What is a data dictionary?
Traditional data dictionaries usually only make sense to engineering, operations or IT, leaving business people in the dark.
Often, the humans of data (aka folks like you) spend an insane amount of time figuring out what data means and whether or not it’s credible. As per HBR, “80% of a data scientist’s valuable time is spent simply finding, cleaning, and organizing data, leaving only 20% to actually perform analysis”.
A traditional data dictionary cannot solve this problem. Then what will? A modern data dictionary. It is a repository of all column descriptions along with metrics describing the characteristics of the column as well like: mean, median, missing values, etc.
What an ideal data dictionary should look like?
An data dictionary should become the go-to tool for the humans of data
in your organization to understand everything about a data set and
check data quality at a glance. It will have information such as:
- Variable names, types, descriptions/definitions and frequency (i.e. how often do these variables appear) within data sets.
- Owners and editors of data sets that contain these variables.
- Discussions around each variable (stored as tags or notes).
- A first-level check (i.e. preliminary stats such as minimum, maximum, frequency and more) or calculations with diagrams or charts that help you determine data quality at a glance.
Most importantly, a data dictionary should be right next to your data table with all information easily accessible.

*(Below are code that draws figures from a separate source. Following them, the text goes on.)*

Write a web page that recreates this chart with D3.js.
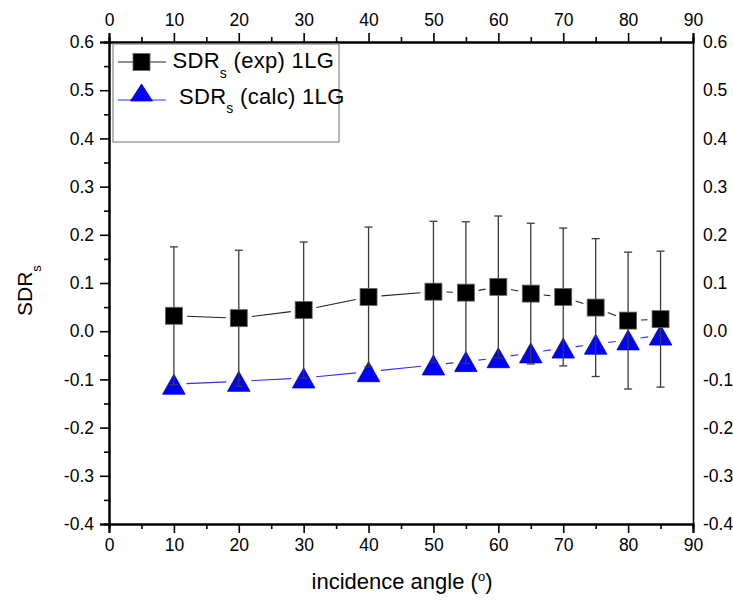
<!DOCTYPE html>
<html>
<head>
<meta charset="utf-8">
<script src="https://cdn.jsdelivr.net/npm/d3@7"></script>
<style>
  html, body { margin: 0; padding: 0; background: #fff; }
  svg { display: block; font-family: "Liberation Sans", Arial, sans-serif; }
</style>
</head>
<body>
<svg id="chart" width="733" height="603"></svg>
<script>
// Incidence angles (degrees)
const angles = [10, 20, 30, 40, 50, 55, 60, 65, 70, 75, 80, 85];
// Measured SDR_s and its uncertainty
const sdrExp = [0.032, 0.027, 0.044, 0.071, 0.082, 0.080, 0.092, 0.078, 0.071, 0.049, 0.022, 0.025];
const sdrExpErr = [0.143, 0.141, 0.141, 0.145, 0.146, 0.147, 0.147, 0.146, 0.143, 0.143, 0.142, 0.141];
// Calculated SDR_s
const sdrCalc = [-0.110, -0.104, -0.097, -0.084, -0.070, -0.063, -0.055, -0.045, -0.035, -0.027, -0.018, -0.008];

const xTicks = [0, 10, 20, 30, 40, 50, 60, 70, 80, 90];
const xMinor = [5, 15, 25, 35, 45, 55, 65, 75, 85];
const yTicks = [-0.4, -0.3, -0.2, -0.1, 0.0, 0.1, 0.2, 0.3, 0.4, 0.5, 0.6];
const yMinor = [-0.35, -0.25, -0.15, -0.05, 0.05, 0.15, 0.25, 0.35, 0.45, 0.55];

const svg = d3.select("#chart");
const L = 109, R = 693, T = 42, B = 524;

const x = d3.scaleLinear().domain([0, 90]).range([L, R]);
const y = d3.scaleLinear().domain([-0.4, 0.6]).range([B, T]);
// plain hyphen for negative labels
const fmtY = v => d3.format(".1f")(v).replace("\u2212", "-");

const pts = angles.map((a, i) => ({ a, e: sdrExp[i], err: sdrExpErr[i], c: sdrCalc[i] }));

// Axes: left, bottom, top with outward ticks; right axis shows labels only
function drawAxis(axis, transform) {
  const g = svg.append("g").attr("transform", transform).call(axis);
  g.select(".domain").attr("stroke", "#000").attr("stroke-width", 2);
  g.selectAll(".tick line").attr("stroke", "#000").attr("stroke-width", 1.6);
  g.selectAll(".tick text").attr("fill", "#000").style("font-size", "17.5px")
    .style("font-family", "'Liberation Sans', Arial, sans-serif");
  return g;
}

// minor ticks first (no labels)
drawAxis(d3.axisLeft(y).tickValues(yMinor).tickSize(5).tickFormat(""), `translate(${L},0)`);
drawAxis(d3.axisBottom(x).tickValues(xMinor).tickSize(5).tickFormat(""), `translate(0,${B})`);
drawAxis(d3.axisTop(x).tickValues(xMinor).tickSize(5).tickFormat(""), `translate(0,${T})`);

drawAxis(d3.axisLeft(y).tickValues(yTicks).tickSize(9).tickPadding(6).tickFormat(fmtY), `translate(${L},0)`);
drawAxis(d3.axisBottom(x).tickValues(xTicks).tickSize(9).tickPadding(6).tickFormat(d3.format("d")), `translate(0,${B})`);
drawAxis(d3.axisTop(x).tickValues(xTicks).tickSize(9).tickPadding(7).tickFormat(d3.format("d")), `translate(0,${T})`);
const gr = drawAxis(d3.axisRight(y).tickValues(yTicks).tickSize(0).tickPadding(10).tickFormat(fmtY), `translate(${R},0)`);
gr.select(".domain").attr("stroke-width", 1.6);

// Connecting lines drawn with small gaps around the symbols
function gappedSegments(key, gap) {
  const segs = [];
  for (let i = 0; i < pts.length - 1; i++) {
    const x1 = x(pts[i].a), y1 = y(pts[i][key]);
    const x2 = x(pts[i + 1].a), y2 = y(pts[i + 1][key]);
    const len = Math.hypot(x2 - x1, y2 - y1);
    if (len <= 2 * gap) continue;
    const ux = (x2 - x1) / len, uy = (y2 - y1) / len;
    segs.push([x1 + ux * gap, y1 + uy * gap, x2 - ux * gap, y2 - uy * gap]);
  }
  return segs;
}

const plot = svg.append("g");

// calculated series: line + triangles
plot.selectAll("line.calc").data(gappedSegments("c", 12.5)).join("line")
  .attr("x1", d => d[0]).attr("y1", d => d[1]).attr("x2", d => d[2]).attr("y2", d => d[3])
  .attr("stroke", "#3030ff").attr("stroke-width", 1.1);

const triW = 22.5, triH = 20;
function triPath(cx, cy, w, h) {
  return `M${cx},${cy - h / 2}L${cx + w / 2},${cy + h / 2}L${cx - w / 2},${cy + h / 2}Z`;
}
plot.selectAll("path.tri").data(pts).join("path")
  .attr("d", d => triPath(x(d.a), y(d.c), triW, triH))
  .attr("fill", "#0000ff").attr("stroke", "#0000c8").attr("stroke-width", 0.8);

// measured series: line
plot.selectAll("line.exp").data(gappedSegments("e", 13)).join("line")
  .attr("x1", d => d[0]).attr("y1", d => d[1]).attr("x2", d => d[2]).attr("y2", d => d[3])
  .attr("stroke", "#222").attr("stroke-width", 1.1);

// error bars
const cap = 4;
const eb = plot.selectAll("g.err").data(pts).join("g").attr("stroke", "#3a3a3a").attr("stroke-width", 1.3);
eb.append("line").attr("x1", d => x(d.a)).attr("x2", d => x(d.a))
  .attr("y1", d => y(d.e + d.err)).attr("y2", d => y(d.e - d.err));
eb.append("line").attr("x1", d => x(d.a) - cap).attr("x2", d => x(d.a) + cap)
  .attr("y1", d => y(d.e + d.err)).attr("y2", d => y(d.e + d.err));
eb.append("line").attr("x1", d => x(d.a) - cap).attr("x2", d => x(d.a) + cap)
  .attr("y1", d => y(d.e - d.err)).attr("y2", d => y(d.e - d.err));

// squares
const sq = 17;
plot.selectAll("rect.sq").data(pts).join("rect")
  .attr("x", d => x(d.a) - sq / 2).attr("y", d => y(d.e) - sq / 2)
  .attr("width", sq).attr("height", sq)
  .attr("fill", "#000").attr("stroke", "#666").attr("stroke-width", 0.8);

// Legend
const lg = svg.append("g");
lg.append("rect").attr("x", 113).attr("y", 44).attr("width", 226).attr("height", 98)
  .attr("fill", "#fff").attr("stroke", "#888").attr("stroke-width", 1.2);

lg.append("line").attr("x1", 118).attr("x2", 166).attr("y1", 62).attr("y2", 62)
  .attr("stroke", "#222").attr("stroke-width", 1.1);
lg.append("rect").attr("x", 141.5 - sq / 2).attr("y", 62 - sq / 2).attr("width", sq).attr("height", sq)
  .attr("fill", "#000").attr("stroke", "#666").attr("stroke-width", 0.8);

lg.append("line").attr("x1", 118).attr("x2", 166).attr("y1", 100).attr("y2", 100)
  .attr("stroke", "#3030ff").attr("stroke-width", 1.1);
lg.append("path").attr("d", triPath(141.5, 92.5, 22, 17))
  .attr("fill", "#0000ff").attr("stroke", "#0000c8").attr("stroke-width", 0.8);

function subLabel(g, tx, ty, main, sub, rest, size) {
  const t = g.append("text").attr("x", tx).attr("y", ty).attr("fill", "#000")
    .style("font-size", size + "px");
  t.append("tspan").text(main);
  t.append("tspan").attr("dy", size * 0.45).style("font-size", Math.round(size * 0.62) + "px").text(sub);
  if (rest) t.append("tspan").attr("dy", -size * 0.45).text(rest);
  return t;
}
subLabel(lg, 172.5, 68, "SDR", "s", "\u00a0(exp) 1LG", 22).style("letter-spacing", "0.3px");
subLabel(lg, 179, 103.5, "SDR", "s", "\u00a0(calc) 1LG", 22).style("letter-spacing", "0.3px");

// Axis titles
const xt = svg.append("text").attr("x", 402).attr("y", 589).attr("text-anchor", "middle")
  .attr("fill", "#000").style("font-size", "22px");
xt.append("tspan").text("incidence angle (");
xt.append("tspan").attr("dy", -8).style("font-size", "13px").text("o");
xt.append("tspan").attr("dy", 8).text(")");

const ytg = svg.append("g").attr("transform", "translate(32,316) rotate(-90)");
subLabel(ytg, 0, 0, "SDR", "s", null, 21);
</script>
</body>
</html>
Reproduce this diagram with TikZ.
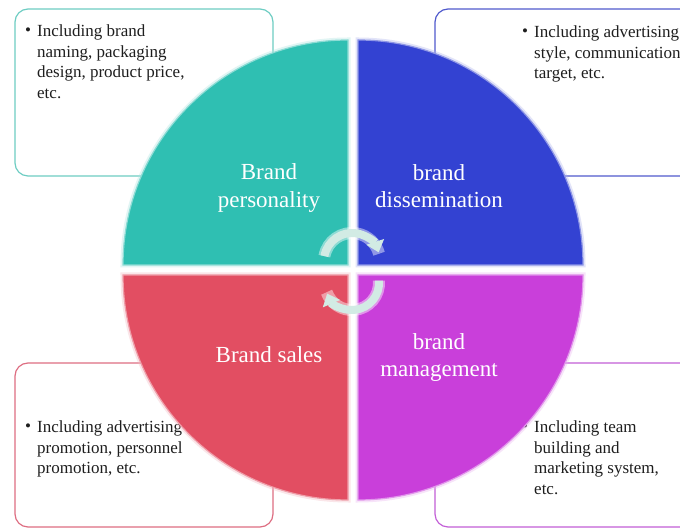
\documentclass[tikz,border=0pt]{standalone}
\usepackage{fontspec}
\setmainfont{Liberation Serif}
\usetikzlibrary{arrows.meta}
\definecolor{qteal}{RGB}{47,191,178}
\definecolor{qblue}{RGB}{51,66,210}
\definecolor{qred}{RGB}{226,78,98}
\definecolor{qmag}{RGB}{201,63,218}
\definecolor{bteal}{RGB}{110,205,195}
\definecolor{bblue}{RGB}{80,90,205}
\definecolor{bred}{RGB}{222,110,130}
\definecolor{bmag}{RGB}{195,95,215}
\definecolor{arcc}{RGB}{210,235,228}
\definecolor{txt}{RGB}{30,30,30}
\begin{document}
\begin{tikzpicture}[x=1pt,y=1pt,
  infobox/.style={line width=1.2pt, rounded corners=13pt},
  boxtext/.style={font=\fontsize{17}{20.7}\selectfont, align=left, inner sep=0pt, text=txt},
  qlabel/.style={font=\fontsize{23}{27.5}\selectfont, align=center, inner sep=0pt, text=white},
  glow/.style={line width=5pt, opacity=0.35},
  rim/.style={line width=1.2pt},
  cyc/.style={draw=arcc, line width=8pt, -{Triangle[width=18pt,length=11pt]}},
  cycglow/.style={draw=white, line width=12pt, opacity=0.45}
]
\useasboundingbox (0,0) rectangle (680,529);
\clip (0,0) rectangle (680,529);
\fill[white] (0,0) rectangle (680,529);

% boxes
\draw[infobox, draw=bteal] (15,353) rectangle (273,520);
\draw[infobox, draw=bblue] (435,353) rectangle (720,520);
\draw[infobox, draw=bred] (15,2) rectangle (273,166);
\draw[infobox, draw=bmag] (435,2) rectangle (720,166);

% box texts
\node[boxtext, anchor=base west] (b1) at (25,493) {\textbullet};
\node[boxtext, anchor=north west] (t1) at (37,504.5) {Including brand\\naming, packaging\\design, product price,\\etc.};
\node[boxtext, anchor=base west] (b2) at (522,492) {\textbullet};
\node[boxtext, anchor=north west] (t2) at (534,503.5) {Including advertising\\style, communication\\target, etc.};
\node[boxtext, anchor=base west] (b3) at (25,97) {\textbullet};
\node[boxtext, anchor=north west] (t3) at (37,108.5) {Including advertising\\promotion, personnel\\promotion, etc.};
\node[boxtext, anchor=base west] (b4) at (522,97) {\textbullet};
\node[boxtext, anchor=north west] (t4) at (534,108.5) {Including team\\building and\\marketing system,\\etc.};

% quadrants
\def\qtl{(348,264) -- (123,264) arc[start angle=180, end angle=90, radius=225] -- cycle}
\def\qtr{(358,264) -- (358,489) arc[start angle=90, end angle=0, radius=225] -- cycle}
\def\qbl{(348,254) -- (348,29) arc[start angle=270, end angle=180, radius=225] -- cycle}
\def\qbr{(358,254) -- (583,254) arc[start angle=0, end angle=-90, radius=225] -- cycle}
\draw[glow, draw=qteal!40] \qtl;
\draw[glow, draw=qblue!40] \qtr;
\draw[glow, draw=qred!40] \qbl;
\draw[glow, draw=qmag!40] \qbr;
\fill[qteal] \qtl;
\fill[qblue] \qtr;
\fill[qred] \qbl;
\fill[qmag] \qbr;
\draw[rim, draw=qteal!55!white] \qtl;
\draw[rim, draw=qblue!55!white] \qtr;
\draw[rim, draw=qred!55!white] \qbl;
\draw[rim, draw=qmag!55!white] \qbr;

% labels
\node[qlabel] (l1) at (269,341) {Brand\\personality};
\node[qlabel] (l2) at (439,343) {brand\\dissemination};
\node[qlabel, anchor=base] (l3) at (269,166) {Brand sales};
\node[qlabel] (l4) at (439,171.3) {brand\\management};

% cycle arrows
\coordinate (c1) at (352,268);
\coordinate (c2) at (352,246);
\draw[cycglow] ([shift={(170:28)}]c1) arc[start angle=170, end angle=15, radius=28];
\draw[cycglow] ([shift={(5:27)}]c2) arc[start angle=5, end angle=-160, radius=27];
\draw[cyc] ([shift={(170:28)}]c1) arc[start angle=170, end angle=18, radius=28];
\draw[cyc] ([shift={(5:27)}]c2) arc[start angle=5, end angle=-157, radius=27];
\end{tikzpicture}
\end{document}
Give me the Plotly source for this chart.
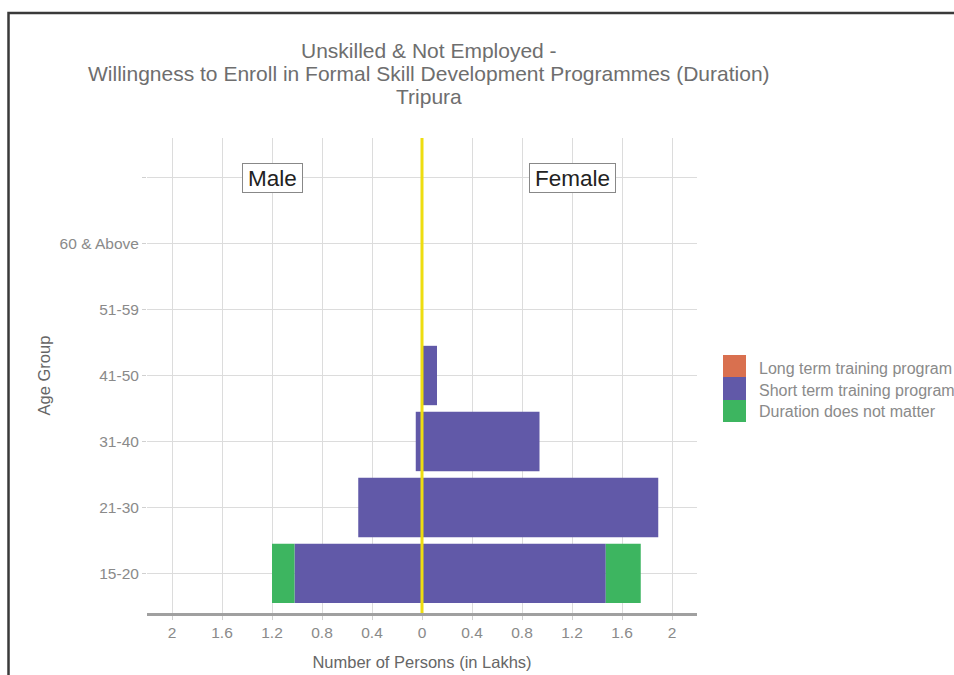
import plotly.graph_objects as go

# ---- data ----
age_groups = ["15-20", "21-30", "31-40", "41-50", "51-59", "60 & Above"]
programs = ["Long term training program", "Short term training program", "Duration does not matter"]
male_long = [0, 0, 0, 0, 0, 0]
male_short = [1.02, 0.51, 0.05, 0, 0, 0]
male_duration = [0.18, 0, 0, 0, 0, 0]
female_long = [0, 0, 0, 0, 0, 0]
female_short = [1.47, 1.89, 0.94, 0.12, 0, 0]
female_duration = [0.28, 0, 0, 0, 0, 0]
x_tick_values = [-2, -1.6, -1.2, -0.8, -0.4, 0, 0.4, 0.8, 1.2, 1.6, 2]
x_tick_labels = ["2", "1.6", "1.2", "0.8", "0.4", "0", "0.4", "0.8", "1.2", "1.6", "2"]
title_lines = ["Unskilled & Not Employed -",
               "Willingness to Enroll in Formal Skill Development Programmes (Duration)",
               "Tripura"]

colors = {"Long term training program": "#D9704F",
          "Short term training program": "#6159A8",
          "Duration does not matter": "#3DB560"}

ypos = list(range(len(age_groups)))

male = {"Long term training program": male_long,
        "Short term training program": male_short,
        "Duration does not matter": male_duration}
female = {"Long term training program": female_long,
          "Short term training program": female_short,
          "Duration does not matter": female_duration}

fig = go.Figure()
for p in programs:
    fig.add_trace(go.Bar(y=ypos, x=[-v for v in male[p]], orientation="h", name=p,
                         marker=dict(color=colors[p], line=dict(width=0)),
                         width=0.9, legendgroup=p, showlegend=False))
    fig.add_trace(go.Bar(y=ypos, x=female[p], orientation="h", name=p,
                         marker=dict(color=colors[p], line=dict(width=0)),
                         width=0.9, legendgroup=p, showlegend=False))

FONT = "Liberation Sans, Arial, sans-serif"
tick_font = dict(family=FONT, size=15.5, color="#8A8A8A")

fig.update_layout(
    barmode="relative",
    width=954, height=675,
    margin=dict(l=147, r=257, t=138, b=62, autoexpand=False),
    paper_bgcolor="white", plot_bgcolor="white",
    font=dict(family=FONT),
    showlegend=False,
    xaxis=dict(range=[-2.2, 2.2], tickmode="array", tickvals=x_tick_values, ticktext=x_tick_labels,
               tickfont=tick_font, showgrid=True, gridcolor="#DCDCDC", gridwidth=1,
               zeroline=False, showline=True, linecolor="#A0A0A0", linewidth=2.5,
               ticks="outside", ticklen=4, tickcolor="#D0D0D0", automargin=False,
               title=dict(text="Number of Persons (in Lakhs)", standoff=17,
                          font=dict(size=16.5, color="#666666"))),
    yaxis=dict(range=[-0.6, 6.6], tickmode="array", tickvals=ypos + [len(age_groups)],
               ticktext=age_groups + [""], tickfont=tick_font,
               showgrid=True, gridcolor="#DCDCDC", gridwidth=1, zeroline=False, showline=False,
               ticks="outside", ticklen=4, tickcolor="#D0D0D0", automargin=False,
               title=dict(text="Age Group", standoff=4, font=dict(size=16.5, color="#666666"))),
    bargap=0.1,
)

# legend (ggplot-style contiguous keys)
key_edges = [0.5432, 0.4968, 0.4484, 0.4021]
label_y = [0.5137, 0.4674, 0.4232]
for i, p in enumerate(programs):
    fig.add_shape(type="rect", xref="paper", yref="paper", x0=1.0473, x1=1.0891,
                  y0=key_edges[i + 1], y1=key_edges[i], fillcolor=colors[p],
                  line=dict(width=0))
    fig.add_annotation(x=1.1091, y=label_y[i], xref="paper", yref="paper", text=p,
                       showarrow=False, xanchor="left", yanchor="middle",
                       font=dict(family=FONT, size=16, color="#8A8A8A"))

# title lines
for line, yv in zip(title_lines, [1.1832, 1.1358, 1.0884]):
    fig.add_annotation(x=0.5127, y=yv, xref="paper", yref="paper", text=line, showarrow=False,
                       xanchor="center", yanchor="middle",
                       font=dict(family=FONT, size=21, color="#6E6E6E"))

# zero line
fig.add_shape(type="line", xref="x", yref="paper", x0=0, x1=0, y0=0, y1=1,
              line=dict(color="#EEDD10", width=3), layer="above")
# outer frame
fig.add_shape(type="rect", xref="paper", yref="paper", x0=-0.2518, x1=1.62, y0=-0.25, y1=1.2632,
              line=dict(color="#3A3A3A", width=2.5), fillcolor="rgba(0,0,0,0)", layer="above")

for txt, xv, w in [("Male", -1.2, 56), ("Female", 1.2, 82)]:
    fig.add_annotation(x=xv, y=len(age_groups), xref="x", yref="y", text=txt, showarrow=False,
                       width=w, align="center",
                       font=dict(family=FONT, size=22.5, color="#222222"), bordercolor="#888888",
                       borderwidth=1, borderpad=1.5, bgcolor="white")

fig.write_html("out.html", config={"displayModeBar": False},
               post_script="document.body.style.margin='0px';")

Why is a data dictionary important?
As per the state of data 2018 report , “The estimated global annual spend on data initiatives by companies in 2018 was $114 billion”. Despite significant investments in data lakes, most organizations don’t have an easy way for humans to discover, access and share data. Collecting vast amounts of data is useless if you can’t interpret or analyze it.
Usually, the database administrator or engineer handles transforming and storing this data in warehouses or databases or further analysis. Now imagine if this person were to suddenly disappear tomorrow. Is there documentation somewhere that will explain everything that you need to know to take over the reins?
If you have a data dictionary in place, this won’t be a problem. A data dictionary can help team members learn everything about a data set.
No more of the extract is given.